Market success, along with a growing track record and declining business risk, will also allow many firms to put their financing activities on more solid grounds. During the early phases of the life cycle, most firms do not have a clearly defined financing strategy, as they lack access to many traditional sources of financing and therefore have to cut their coat according to their cloth.
Equity Instruments
Private Equity
On the equity side, firms could attract private equity funds. These financial sponsors can assume a similar role as venture capitalists; the main differences are that they tend to invest at a later stage and that they generally have larger minimum investment requirements.
Private equity funds, together with private placements to individual shareholders, can also be an important element in the consolidation of the shareholder base and the firm's ownership structure. During these phases of the corporate life cycle, many early investors, especially venture capitalists, want to exit their investment to free funds for new ventures. Private equity can fill the gap and orchestrate such liquidity events.
Public Equity
A few firms will also make it to public corporations and list their shares on a stock exchange in an Initial Public Offering (IPO).

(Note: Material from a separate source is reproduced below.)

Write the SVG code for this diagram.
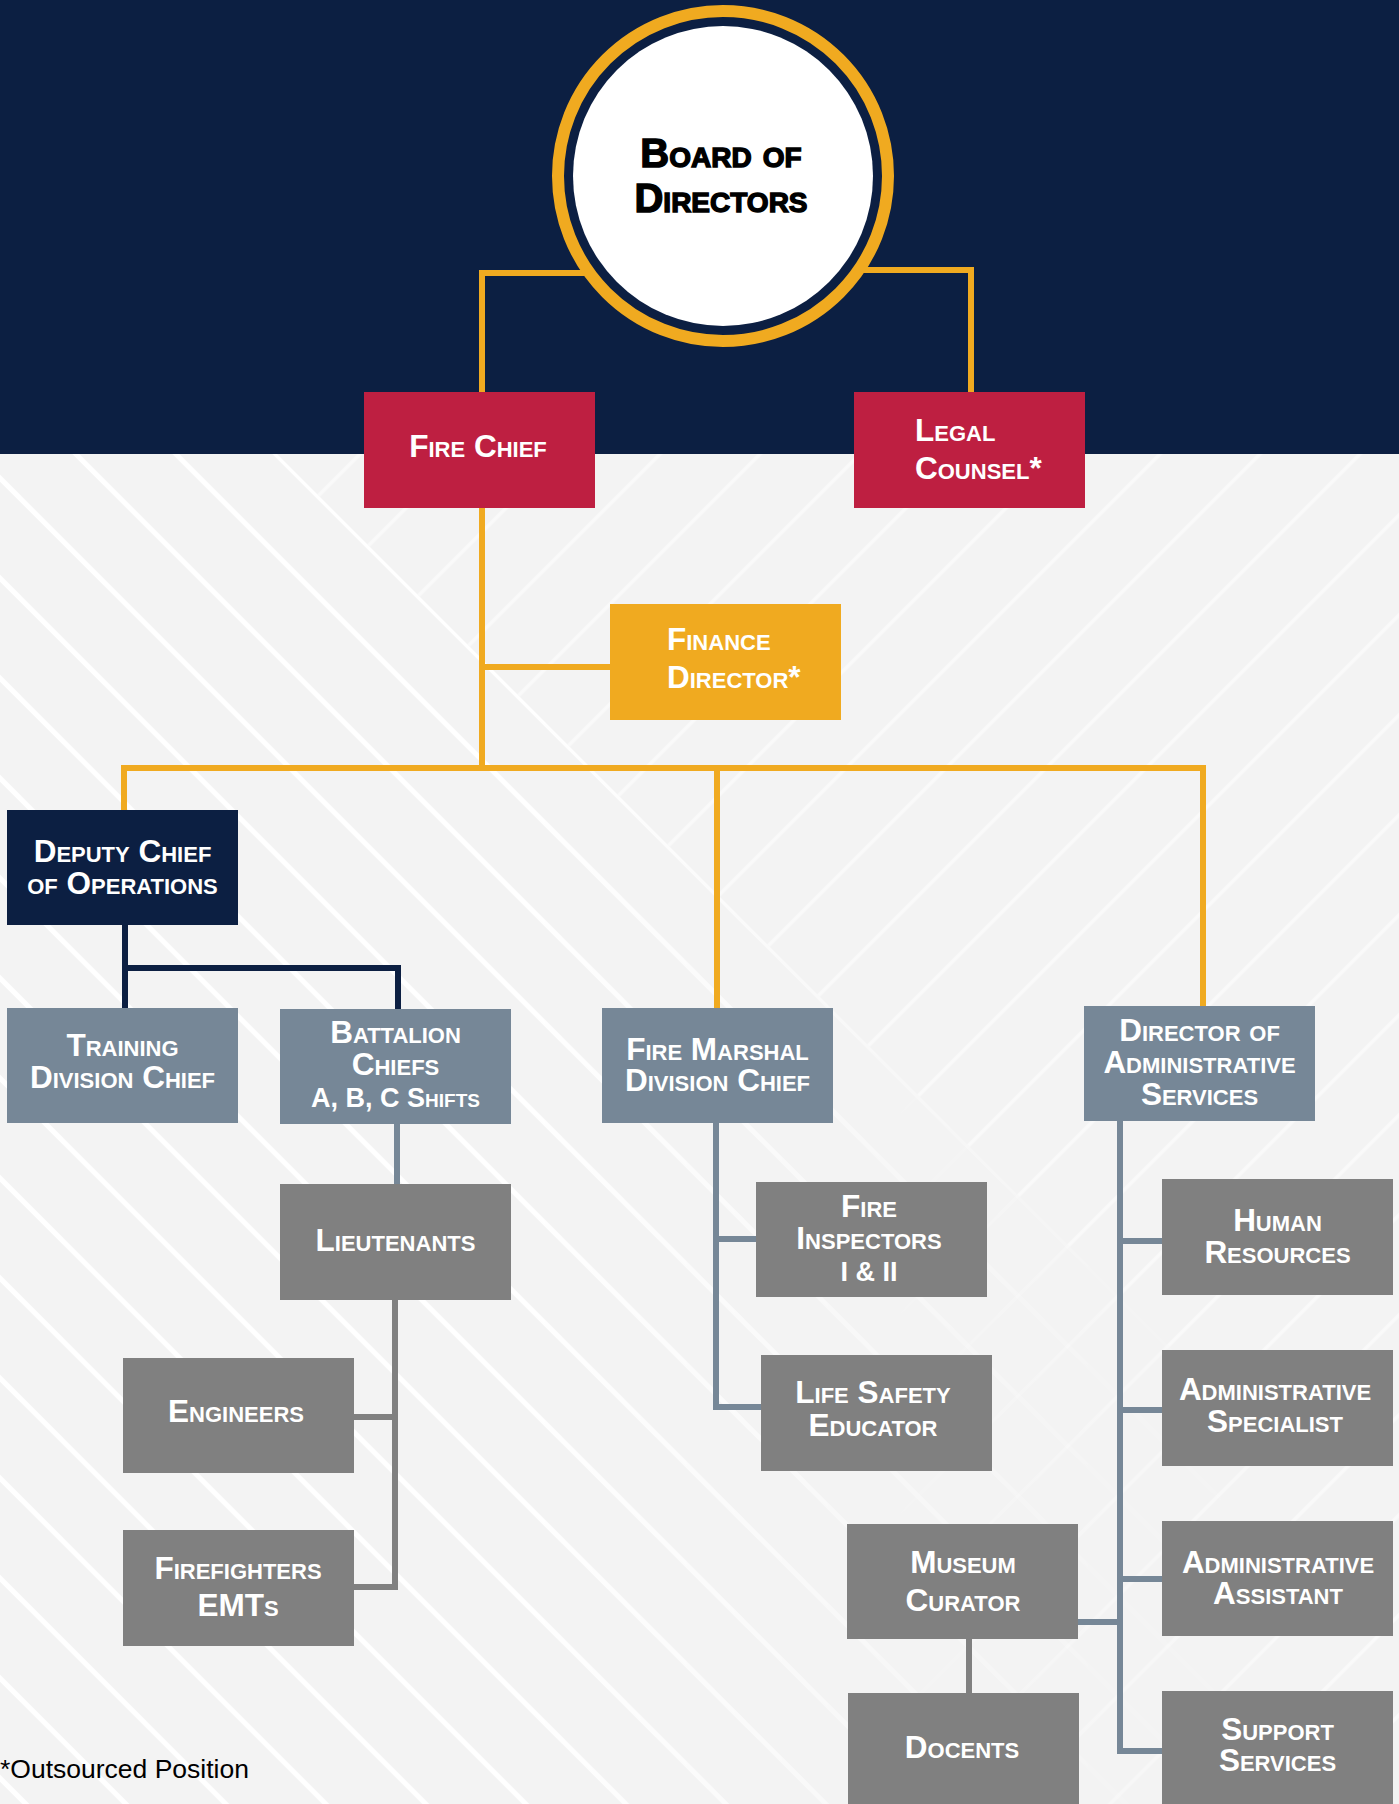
<svg xmlns="http://www.w3.org/2000/svg" width="1399" height="1804" viewBox="0 0 1399 1804">
<style>
.t{font-family:"Liberation Sans",Arial,sans-serif;font-weight:bold;font-variant:small-caps;font-size:31.5px;fill:#fff;text-anchor:middle}
.l{text-anchor:start}
.s{font-size:27px}
.navy{fill:#0C1F42}
.red{fill:#BE1F41}
.org{fill:#F0AA20}
.bg{fill:#768797}
.gr{fill:#808080}
.c{fill:none;stroke-width:6}
.co{stroke:#F0AA20}
.cn{stroke:#0C1F42}
.cb{stroke:#768797}
.cg{stroke:#808080}
</style>
<defs>
<pattern id="stripeA" width="70.71" height="20" patternUnits="userSpaceOnUse" patternTransform="rotate(-45)"><rect x="13" y="0" width="5" height="20" fill="#fff"/></pattern>
<pattern id="stripeB" width="70.71" height="20" patternUnits="userSpaceOnUse" patternTransform="rotate(45)"><rect x="8.2" y="0" width="3.5" height="20" fill="#fff"/></pattern>
<linearGradient id="gA" gradientUnits="userSpaceOnUse" x1="0" y1="0" x2="1399" y2="0">
<stop offset="0" stop-color="#fff"/><stop offset="0.38" stop-color="#fff" stop-opacity="0.95"/><stop offset="0.62" stop-color="#fff" stop-opacity="0.4"/><stop offset="0.8" stop-color="#fff" stop-opacity="0.12"/><stop offset="1" stop-color="#fff" stop-opacity="0"/>
</linearGradient>
<linearGradient id="gB" gradientUnits="userSpaceOnUse" x1="0" y1="0" x2="1399" y2="0">
<stop offset="0" stop-color="#fff" stop-opacity="0"/><stop offset="0.6" stop-color="#fff" stop-opacity="0"/><stop offset="0.8" stop-color="#fff" stop-opacity="0.35"/><stop offset="1" stop-color="#fff" stop-opacity="0.6"/>
</linearGradient>
<mask id="mA" maskUnits="userSpaceOnUse" x="0" y="0" width="1399" height="1804"><polygon points="0,454 277,454 1399,1576 1399,1804 0,1804" fill="url(#gA)"/></mask>
<mask id="mB" maskUnits="userSpaceOnUse" x="0" y="0" width="1399" height="1804"><polygon points="277,454 1399,454 1399,1576" fill="#fff" fill-opacity="0.55"/><polygon points="0,454 277,454 1399,1576 1399,1804 0,1804" fill="url(#gB)"/></mask>
</defs>

<g id="background">
<rect x="0" y="0" width="1399" height="1804" fill="#F3F3F3"/>
<rect x="0" y="454" width="1399" height="1350" fill="url(#stripeA)" mask="url(#mA)"/>
<rect x="0" y="454" width="1399" height="1350" fill="url(#stripeB)" mask="url(#mB)"/>
<rect x="0" y="0" width="1399" height="454" fill="#0C1F42"/>
</g>

<g id="connectors">
<path class="c co" d="M482 392V273H600"/>
<path class="c co" d="M850 270H971V392"/>
<path class="c co" d="M482 508V768"/>
<path class="c co" d="M482 667H610"/>
<path class="c co" d="M124 810V768H1203V1006"/>
<path class="c co" d="M717 768V1008"/>
<path class="c cn" d="M125 925V1008"/>
<path class="c cn" d="M125 968H398V1009"/>
<path class="c cb" d="M397 1124V1184"/>
<path class="c cg" d="M395 1300V1587H353"/>
<path class="c cg" d="M395 1417H353"/>
<path class="c cb" d="M716 1123V1407H761"/>
<path class="c cb" d="M716 1239H756"/>
<path class="c cb" d="M1120 1121V1751H1162"/>
<path class="c cb" d="M1120 1241H1162"/>
<path class="c cb" d="M1120 1410H1162"/>
<path class="c cb" d="M1120 1579H1162"/>
<path class="c cb" d="M1078 1622H1120"/>
<path class="c cg" d="M969 1639V1693"/>
</g>

<g id="board">
<circle cx="723" cy="176" r="165" fill="#0C1F42" stroke="#F0AA20" stroke-width="12"/>
<circle cx="723" cy="176" r="150" fill="#fff"/>
<text font-family="Liberation Sans, Arial, sans-serif" font-weight="bold" font-variant="small-caps" font-size="40" fill="#000" stroke="#000" stroke-width="1.4" text-anchor="middle"><tspan x="721" y="167">Board of</tspan><tspan x="721" y="212">Directors</tspan></text>
</g>

<g id="fire-chief">
<rect class="red" x="364" y="392" width="231" height="116"/>
<text class="t" x="478" y="457">Fire Chief</text>
</g>

<g id="legal-counsel">
<rect class="red" x="854" y="392" width="231" height="116"/>
<text class="t l"><tspan x="915" y="441">Legal</tspan><tspan x="915" y="479">Counsel*</tspan></text>
</g>

<g id="finance-director">
<rect class="org" x="610" y="604" width="231" height="116"/>
<text class="t l"><tspan x="667" y="650">Finance</tspan><tspan x="667" y="688">Director*</tspan></text>
</g>

<g id="deputy-chief">
<rect class="navy" x="7" y="810" width="231" height="115"/>
<text class="t"><tspan x="122.5" y="862">Deputy Chief</tspan><tspan x="122.5" y="894">of Operations</tspan></text>
</g>

<g id="training-division-chief">
<rect class="bg" x="7" y="1008" width="231" height="115"/>
<text class="t"><tspan x="122.5" y="1056">Training</tspan><tspan x="122.5" y="1088">Division Chief</tspan></text>
</g>

<g id="battalion-chiefs">
<rect class="bg" x="280" y="1009" width="231" height="115"/>
<text class="t"><tspan x="395.5" y="1043">Battalion</tspan><tspan x="395.5" y="1075">Chiefs</tspan><tspan x="395.5" y="1107" class="s">A, B, C Shifts</tspan></text>
</g>

<g id="fire-marshal">
<rect class="bg" x="602" y="1008" width="231" height="115"/>
<text class="t"><tspan x="717.5" y="1060">Fire Marshal</tspan><tspan x="717.5" y="1091">Division Chief</tspan></text>
</g>

<g id="director-admin">
<rect class="bg" x="1084" y="1006" width="231" height="115"/>
<text class="t"><tspan x="1199.5" y="1041">Director of</tspan><tspan x="1199.5" y="1073">Administrative</tspan><tspan x="1199.5" y="1105">Services</tspan></text>
</g>

<g id="lieutenants">
<rect class="gr" x="280" y="1184" width="231" height="116"/>
<text class="t" x="395.5" y="1251">Lieutenants</text>
</g>

<g id="engineers">
<rect class="gr" x="123" y="1358" width="231" height="115"/>
<text class="t" x="236" y="1422">Engineers</text>
</g>

<g id="firefighters">
<rect class="gr" x="123" y="1530" width="231" height="116"/>
<text class="t"><tspan x="238" y="1579">Firefighters</tspan><tspan x="238" y="1616">EMTs</tspan></text>
</g>

<g id="fire-inspectors">
<rect class="gr" x="756" y="1182" width="231" height="115"/>
<text class="t"><tspan x="869" y="1217">Fire</tspan><tspan x="869" y="1249">Inspectors</tspan><tspan x="869" y="1281" class="s">I &amp; II</tspan></text>
</g>

<g id="life-safety-educator">
<rect class="gr" x="761" y="1355" width="231" height="116"/>
<text class="t"><tspan x="873" y="1403">Life Safety</tspan><tspan x="873" y="1436">Educator</tspan></text>
</g>

<g id="human-resources">
<rect class="gr" x="1162" y="1179" width="231" height="116"/>
<text class="t"><tspan x="1277.5" y="1231">Human</tspan><tspan x="1277.5" y="1263">Resources</tspan></text>
</g>

<g id="administrative-specialist">
<rect class="gr" x="1162" y="1350" width="231" height="116"/>
<text class="t"><tspan x="1275" y="1400">Administrative</tspan><tspan x="1275" y="1432">Specialist</tspan></text>
</g>

<g id="administrative-assistant">
<rect class="gr" x="1162" y="1521" width="231" height="115"/>
<text class="t"><tspan x="1278" y="1573">Administrative</tspan><tspan x="1278" y="1604">Assistant</tspan></text>
</g>

<g id="support-services">
<rect class="gr" x="1162" y="1691" width="231" height="115"/>
<text class="t"><tspan x="1277.5" y="1740">Support</tspan><tspan x="1277.5" y="1771">Services</tspan></text>
</g>

<g id="museum-curator">
<rect class="gr" x="847" y="1524" width="231" height="115"/>
<text class="t"><tspan x="963" y="1573">Museum</tspan><tspan x="963" y="1611">Curator</tspan></text>
</g>

<g id="docents">
<rect class="gr" x="848" y="1693" width="231" height="115"/>
<text class="t" x="962" y="1758">Docents</text>
</g>

<g id="footnote">
<text x="0" y="1778" font-family="Liberation Sans, Arial, sans-serif" font-size="26.5" fill="#000">*Outsourced Position</text>
</g>
</svg>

The module Initial Public Offering (IPO) deals extensively with this topic.
Debt Instruments
Positive operating cash flows, declining business risk, and a generally stronger asset base could open up traditional debt financing instruments with a medium to long-term horizon. Such instruments can be valuable in the consolidation of early stage debt financing (in particular trade credit and factoring), which, as we have seen, tends to have a short horizon and can be rather costly.
Depending on the firm's asset structure, debt can also be a powerful source of growth financing, often in combination with private equity investments. For example, an airline company will generally find it easier to finance these stages of its life cycle with debt, as the planes serve as collateral and can be easily redeployed to other carriers in the case of financial distress.